Immediately after the injury, you will notice some serious pain and swelling. Bruising is also common. Other symptoms may occur later, such as having difficulty walking--particularly if the big toe is broken--and the feeling that your shoe is too tight. Your toe also may appear strangely bent.
While there are many indications that your toe is broken pretty much immediately after the fact, you can also experience complications as the toe heals. While at first it will be excruciatingly painful and probably swollen and throbbing, as the pain eases other symptoms may set in. Blood may pool under the toenail of the injured toe. Should this occur, you will have to have it professionally drained. Broken toes can take up to six weeks to heal, but you can speed your recovery by taking it easy on your toe and following the doctor's instructions to the letter when it comes to care. Even after the toe has healed, this part of the body is very prone to injury-related arthritis, and you may feel periodic pain in the injured joint.
Many people think that nothing can be done for a broken toe. As a result, even when they have seriously injured their foot, they do not go to the doctor. While there are things that can be done at home to help a broken toe heal, you should always consult a physician to make sure that there are no complications such as infection with your broken bone.
Once you have seen a doctor, there are things you can do to help your toe heal faster. Prop your foot up on pillows whenever possible. This will lesson the swelling. Reclining in a lounge chair has a similar effect. For the first one or two days after you break your toe, you can ice the digit every two hours for about 20 minutes. After the first couple of days, this treatment is no longer helpful or necessary. You should also do your best to stay off your injured foot until the toe is completely healed.

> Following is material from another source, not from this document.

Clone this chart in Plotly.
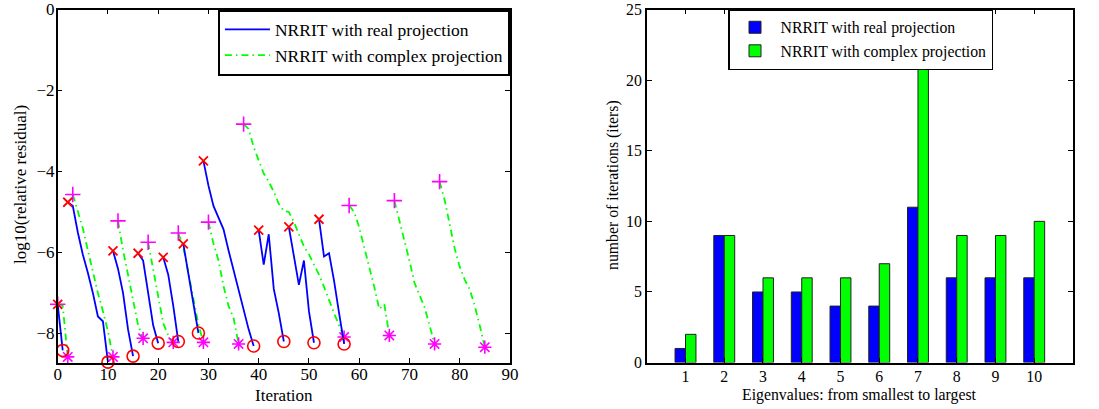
import plotly.graph_objects as go

# ---------------- data (left panel) ----------------
# starting iteration index of each eigenvalue's run
real_start = [0, 2, 11, 16, 21, 25, 29, 40, 46, 52]
complex_start = [0, 3, 12, 18, 24, 30, 37, 58, 67, 76]

# log10(relative residual) per run, NRRIT with real projection
real_log_res = [
    [-7.28, -8.42],
    [-4.76, -4.85, -5.5, -6.05, -6.5, -7.0, -7.58, -7.7, -8.71],
    [-5.96, -6.4, -7.0, -7.9, -8.56],
    [-6.02, -6.2, -7.0, -7.8, -8.24],
    [-6.12, -6.55, -7.32, -8.2],
    [-5.79, -6.5, -7.3, -7.99],
    [-3.74, -4.35, -4.85, -5.15, -5.43, -5.95, -6.45, -6.9, -7.4, -7.9, -8.31],
    [-5.45, -6.3, -5.55, -6.9, -7.5, -8.2],
    [-5.37, -6.05, -6.8, -6.2, -7.45, -8.23],
    [-5.18, -6.1, -6.02, -6.7, -7.5, -8.26],
]

# log10(relative residual) per run, NRRIT with complex projection
complex_log_res = [
    [-7.28, -7.32, -8.58],
    [-4.57, -5.0, -5.4, -5.95, -6.5, -7.0, -7.45, -7.95, -8.58],
    [-5.22, -5.95, -6.55, -7.2, -7.8, -8.12],
    [-5.75, -6.4, -7.1, -7.75, -8.05, -8.22],
    [-5.52, -5.86, -6.5, -7.15, -7.78, -8.22],
    [-5.25, -5.78, -6.2, -6.83, -7.32, -7.62, -8.26],
    [-2.83, -2.95, -3.4, -3.75, -4.05, -4.25, -4.5, -4.8, -4.98, -5.0, -5.25,
     -5.55, -5.85, -6.05, -6.3, -6.55, -6.85, -7.2, -7.5, -7.8, -8.09],
    [-4.84, -5.0, -5.38, -5.85, -6.35, -6.85, -7.4, -7.28, -8.05],
    [-4.72, -5.2, -5.65, -6.2, -6.75, -7.05, -7.35, -7.8, -8.26],
    [-4.25, -4.7, -5.3, -5.9, -6.35, -6.67, -6.91, -7.32, -7.81, -8.34],
]

# ---------------- data (right panel) ----------------
eigen_labels = ["1", "2", "3", "4", "5", "6", "7", "8", "9", "10"]
real_iters = [1, 9, 5, 5, 4, 4, 11, 6, 6, 6]
complex_iters = [2, 9, 6, 6, 6, 7, 21, 9, 9, 10]

left_ticks_x = [0, 10, 20, 30, 40, 50, 60, 70, 80, 90]
left_ticks_y = [0, -2, -4, -6, -8]
right_ticks_y = [0, 5, 10, 15, 20, 25]

NAME_REAL = "NRRIT with real projection"
NAME_CPLX = "NRRIT with complex projection"
BLUE, GREEN, RED, MAG = "#0000ff", "#00ff00", "#ff0000", "#ff00ff"
FONT = "Liberation Serif"
W, H = 1099, 409

fig = go.Figure()


def seg_x(start, vals):
    return list(range(start, start + len(vals)))


# complex projection runs (drawn first, underneath)
for i, (s, v) in enumerate(zip(complex_start, complex_log_res)):
    fig.add_trace(go.Scatter(
        x=seg_x(s, v), y=v, mode="lines",
        line=dict(color=GREEN, width=1.8, dash="7px,4px,1.5px,4px"),
        name=NAME_CPLX, legendgroup="cplx", showlegend=(i == 0),
        legendrank=2, legend="legend", xaxis="x", yaxis="y"))
fig.add_trace(go.Scatter(
    x=complex_start, y=[v[0] for v in complex_log_res], mode="markers",
    marker=dict(symbol="cross-thin-open", size=11, color=MAG,
                line=dict(color=MAG, width=1.6)),
    showlegend=False, cliponaxis=False, xaxis="x", yaxis="y"))
fig.add_trace(go.Scatter(
    x=[s + len(v) - 1 for s, v in zip(complex_start, complex_log_res)],
    y=[v[-1] for v in complex_log_res], mode="markers",
    marker=dict(symbol="asterisk-open", size=11, color=MAG,
                line=dict(color=MAG, width=1.6)),
    showlegend=False, cliponaxis=False, xaxis="x", yaxis="y"))

# real projection runs
for i, (s, v) in enumerate(zip(real_start, real_log_res)):
    fig.add_trace(go.Scatter(
        x=seg_x(s, v), y=v, mode="lines",
        line=dict(color=BLUE, width=1.8),
        name=NAME_REAL, legendgroup="real", showlegend=(i == 0),
        legendrank=1, legend="legend", xaxis="x", yaxis="y"))
fig.add_trace(go.Scatter(
    x=real_start, y=[v[0] for v in real_log_res], mode="markers",
    marker=dict(symbol="x-thin-open", size=9, color=RED,
                line=dict(color=RED, width=1.8)),
    showlegend=False, cliponaxis=False, xaxis="x", yaxis="y"))
fig.add_trace(go.Scatter(
    x=[s + len(v) - 1 for s, v in zip(real_start, real_log_res)],
    y=[v[-1] for v in real_log_res], mode="markers",
    marker=dict(symbol="circle-open", size=12, color=RED,
                line=dict(color=RED, width=1.6)),
    showlegend=False, cliponaxis=False, xaxis="x", yaxis="y"))

# right panel bars
eig_pos = [int(c) for c in eigen_labels]
fig.add_trace(go.Bar(
    x=eig_pos, y=real_iters, name=NAME_REAL,
    marker=dict(color=BLUE, line=dict(color="#222222", width=1)),
    legend="legend2", xaxis="x2", yaxis="y2"))
fig.add_trace(go.Bar(
    x=eig_pos, y=complex_iters, name=NAME_CPLX,
    marker=dict(color=GREEN, line=dict(color="#222222", width=1)),
    legend="legend2", xaxis="x2", yaxis="y2"))

axis_common = dict(showline=True, linecolor="black", linewidth=1.5,
                   mirror="ticks", ticks="inside", ticklen=5, tickwidth=1.2,
                   tickcolor="black", showgrid=False, zeroline=False,
                   automargin=False, ticklabeloverflow="allow")


def px_x(p):
    return p / W


def px_y(p):
    return 1 - p / H


ydom = [0.1135, px_y(9.5)]
xdom1 = [0.0525, 0.464]
xdom2 = [0.5885, 0.9763]

annotations = [
    dict(text="Iteration", x=(xdom1[0] + xdom1[1]) / 2, y=px_y(395),
         font=dict(size=17)),
    dict(text="log10(relative residual)", x=px_x(21), y=px_y(185),
         textangle=-90, font=dict(size=17)),
    dict(text="Eigenvalues: from smallest to largest",
         x=(xdom2[0] + xdom2[1]) / 2, y=px_y(395), font=dict(size=15.8)),
    dict(text="number of iterations (iters)", x=px_x(613), y=px_y(185),
         textangle=-90, font=dict(size=15.8)),
]
for a in annotations:
    a.update(xref="paper", yref="paper", xanchor="center", yanchor="middle",
             showarrow=False)

fig.update_layout(
    width=W, height=H,
    margin=dict(l=0, r=0, t=0, b=0),
    paper_bgcolor="white", plot_bgcolor="white",
    font=dict(family=FONT, color="black", size=17),
    barmode="group", bargap=0.46, bargroupgap=0,
    annotations=annotations,
    xaxis=dict(domain=xdom1, range=[0, 90], tickmode="array",
               tickvals=left_ticks_x, anchor="y", ticklabelstandoff=-5,
               tickfont=dict(size=17), **axis_common),
    yaxis=dict(domain=ydom, range=[-8.72, 0], tickmode="array",
               tickvals=left_ticks_y, anchor="x", ticklabelstandoff=-2,
               tickfont=dict(size=17), **axis_common),
    xaxis2=dict(domain=xdom2, range=[0, 11], tickmode="array",
                tickvals=eig_pos, ticktext=eigen_labels, anchor="y2",
                ticklabelstandoff=-1,
                tickfont=dict(size=15.8), **axis_common),
    yaxis2=dict(domain=ydom, range=[0, 25], tickmode="array",
                tickvals=right_ticks_y, anchor="x2",
                tickfont=dict(size=15.8), **axis_common),
    legend=dict(x=xdom1[1], xanchor="right", y=ydom[1], yanchor="top",
                bgcolor="white", bordercolor="black", borderwidth=2,
                font=dict(size=17.5), tracegroupgap=0, itemwidth=45),
    legend2=dict(x=px_x(728), xanchor="left", y=px_y(9), yanchor="top",
                 bgcolor="white", bordercolor="black", borderwidth=1.5,
                 font=dict(size=15.8), itemwidth=41),
)

fig.write_html("out.html", config={"displayModeBar": False},
               post_script="document.body.style.margin='0';")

Any time you break a bone, you run the risk of serious infection and major complications. Even if the bone is as small as your little toe, you should still have it examined by a doctor. Particularly if the pain of the break does not ease but gets worse or if the toe becomes sore, red or hot, it is vitally important that you have it checked as soon as possible in order to avoid serious infections that could eventually lead to an amputation if left untreated.